* **Goal**
Drop every picture. Then return, exactly, the lines from the beginning of the listing below through the one containing "from bokeh.resources import INLINE".

--- Start Task material ---

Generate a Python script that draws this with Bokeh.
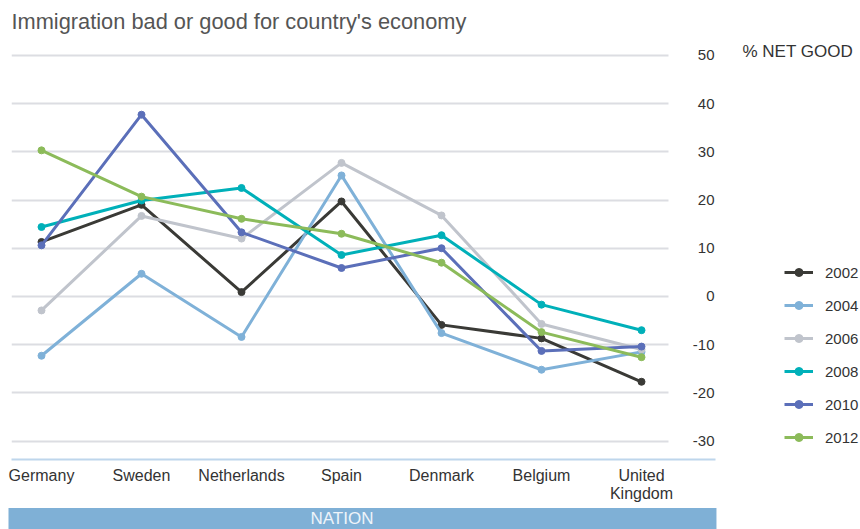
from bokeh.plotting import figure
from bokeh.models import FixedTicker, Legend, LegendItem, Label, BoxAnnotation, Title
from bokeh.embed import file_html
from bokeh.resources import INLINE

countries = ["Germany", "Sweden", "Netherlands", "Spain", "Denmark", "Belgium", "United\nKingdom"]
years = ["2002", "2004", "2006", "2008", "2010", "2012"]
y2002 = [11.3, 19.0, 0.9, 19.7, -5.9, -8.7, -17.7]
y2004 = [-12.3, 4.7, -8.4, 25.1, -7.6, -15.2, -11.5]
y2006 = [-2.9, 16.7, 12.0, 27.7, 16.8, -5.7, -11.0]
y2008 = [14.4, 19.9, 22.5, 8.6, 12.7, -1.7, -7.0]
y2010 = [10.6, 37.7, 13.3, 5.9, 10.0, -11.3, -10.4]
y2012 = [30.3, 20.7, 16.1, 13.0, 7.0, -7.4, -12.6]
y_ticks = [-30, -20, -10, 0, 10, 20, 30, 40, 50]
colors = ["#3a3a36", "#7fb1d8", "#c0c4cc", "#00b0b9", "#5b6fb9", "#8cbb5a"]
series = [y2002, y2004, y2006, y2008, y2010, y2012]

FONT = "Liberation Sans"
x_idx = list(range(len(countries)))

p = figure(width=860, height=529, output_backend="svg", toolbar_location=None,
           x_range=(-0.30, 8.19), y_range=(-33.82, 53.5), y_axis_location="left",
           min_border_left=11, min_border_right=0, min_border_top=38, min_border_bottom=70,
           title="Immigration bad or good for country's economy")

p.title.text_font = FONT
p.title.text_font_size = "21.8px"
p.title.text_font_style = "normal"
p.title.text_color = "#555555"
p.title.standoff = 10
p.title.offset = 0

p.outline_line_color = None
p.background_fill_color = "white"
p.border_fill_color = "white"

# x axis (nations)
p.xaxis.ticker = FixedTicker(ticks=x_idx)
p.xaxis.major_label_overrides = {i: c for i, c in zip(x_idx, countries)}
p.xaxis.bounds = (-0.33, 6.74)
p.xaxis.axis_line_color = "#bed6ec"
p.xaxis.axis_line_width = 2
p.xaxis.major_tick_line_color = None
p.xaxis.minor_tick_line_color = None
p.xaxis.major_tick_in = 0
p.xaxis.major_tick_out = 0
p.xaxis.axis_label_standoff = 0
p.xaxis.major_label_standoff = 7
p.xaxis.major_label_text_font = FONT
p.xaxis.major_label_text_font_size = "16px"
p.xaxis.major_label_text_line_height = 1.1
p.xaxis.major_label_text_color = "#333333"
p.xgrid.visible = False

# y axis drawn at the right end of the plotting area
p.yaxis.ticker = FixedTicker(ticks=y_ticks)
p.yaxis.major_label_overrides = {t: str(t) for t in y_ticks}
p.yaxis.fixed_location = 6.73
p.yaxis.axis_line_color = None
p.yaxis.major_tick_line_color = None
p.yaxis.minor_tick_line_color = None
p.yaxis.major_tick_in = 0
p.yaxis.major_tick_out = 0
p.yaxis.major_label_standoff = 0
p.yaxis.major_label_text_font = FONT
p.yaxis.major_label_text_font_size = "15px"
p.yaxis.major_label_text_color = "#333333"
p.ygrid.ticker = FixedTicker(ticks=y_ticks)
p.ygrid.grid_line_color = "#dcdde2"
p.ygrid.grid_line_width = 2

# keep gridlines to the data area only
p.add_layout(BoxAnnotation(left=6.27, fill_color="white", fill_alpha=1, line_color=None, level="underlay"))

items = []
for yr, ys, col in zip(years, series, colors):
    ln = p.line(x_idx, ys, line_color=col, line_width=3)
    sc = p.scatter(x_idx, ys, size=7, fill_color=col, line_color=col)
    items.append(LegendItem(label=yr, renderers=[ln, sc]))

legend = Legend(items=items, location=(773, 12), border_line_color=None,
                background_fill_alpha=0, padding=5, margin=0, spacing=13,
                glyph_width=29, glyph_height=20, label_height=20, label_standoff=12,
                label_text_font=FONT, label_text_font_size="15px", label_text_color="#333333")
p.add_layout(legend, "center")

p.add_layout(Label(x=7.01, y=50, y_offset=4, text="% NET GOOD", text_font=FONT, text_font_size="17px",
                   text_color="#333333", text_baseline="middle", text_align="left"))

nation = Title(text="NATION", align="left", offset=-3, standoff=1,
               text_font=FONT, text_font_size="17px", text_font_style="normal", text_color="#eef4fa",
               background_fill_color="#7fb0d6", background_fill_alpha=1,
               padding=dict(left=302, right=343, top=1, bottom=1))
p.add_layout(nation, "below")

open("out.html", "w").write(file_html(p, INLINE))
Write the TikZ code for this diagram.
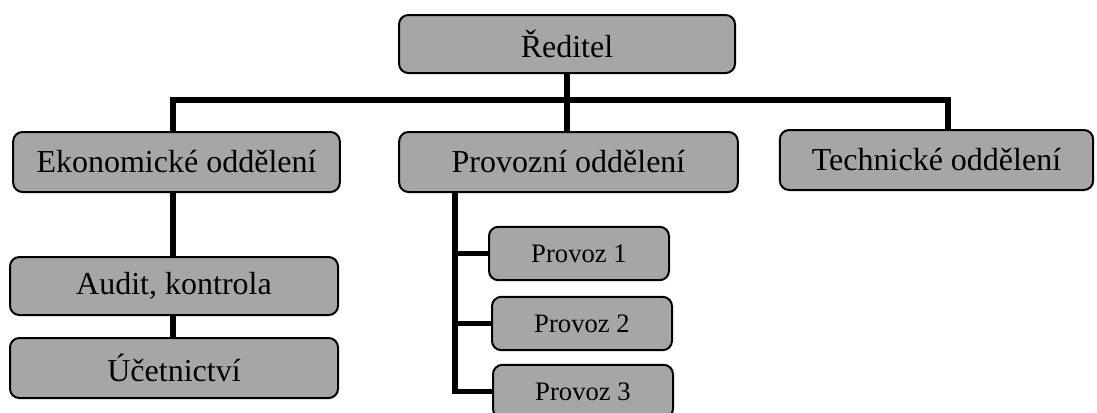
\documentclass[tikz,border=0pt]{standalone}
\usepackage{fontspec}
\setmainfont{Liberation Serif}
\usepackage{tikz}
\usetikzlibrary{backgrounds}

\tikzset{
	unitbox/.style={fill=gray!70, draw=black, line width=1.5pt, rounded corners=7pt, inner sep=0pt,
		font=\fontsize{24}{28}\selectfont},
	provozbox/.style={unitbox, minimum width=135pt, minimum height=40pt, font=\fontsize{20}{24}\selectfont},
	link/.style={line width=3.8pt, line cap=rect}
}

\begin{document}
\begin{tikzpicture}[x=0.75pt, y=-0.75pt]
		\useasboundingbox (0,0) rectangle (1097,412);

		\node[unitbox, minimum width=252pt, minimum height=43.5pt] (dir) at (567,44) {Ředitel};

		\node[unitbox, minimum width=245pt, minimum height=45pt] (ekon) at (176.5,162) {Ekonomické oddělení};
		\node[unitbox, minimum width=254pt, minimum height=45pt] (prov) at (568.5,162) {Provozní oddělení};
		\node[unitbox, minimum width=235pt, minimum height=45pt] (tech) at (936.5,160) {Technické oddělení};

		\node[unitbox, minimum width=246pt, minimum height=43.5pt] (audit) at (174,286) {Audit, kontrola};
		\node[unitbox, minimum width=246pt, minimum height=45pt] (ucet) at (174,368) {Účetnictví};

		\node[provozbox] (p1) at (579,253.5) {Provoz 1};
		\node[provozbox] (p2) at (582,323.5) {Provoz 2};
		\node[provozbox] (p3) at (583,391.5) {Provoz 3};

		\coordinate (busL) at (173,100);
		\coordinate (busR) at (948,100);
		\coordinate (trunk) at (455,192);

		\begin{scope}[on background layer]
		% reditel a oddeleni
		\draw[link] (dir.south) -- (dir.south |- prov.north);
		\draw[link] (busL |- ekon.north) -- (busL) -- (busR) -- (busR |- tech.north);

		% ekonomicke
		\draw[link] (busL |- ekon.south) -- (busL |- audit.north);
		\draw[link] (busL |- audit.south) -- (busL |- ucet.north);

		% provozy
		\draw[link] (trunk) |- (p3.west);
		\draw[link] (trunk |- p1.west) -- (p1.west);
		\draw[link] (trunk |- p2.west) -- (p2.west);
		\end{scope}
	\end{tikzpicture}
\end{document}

--- End Task material ---

* **Task output**
Generate a Python script that draws this with Bokeh.
from bokeh.plotting import figure
from bokeh.models import FixedTicker, Legend, LegendItem, Label, BoxAnnotation, Title
from bokeh.embed import file_html
from bokeh.resources import INLINE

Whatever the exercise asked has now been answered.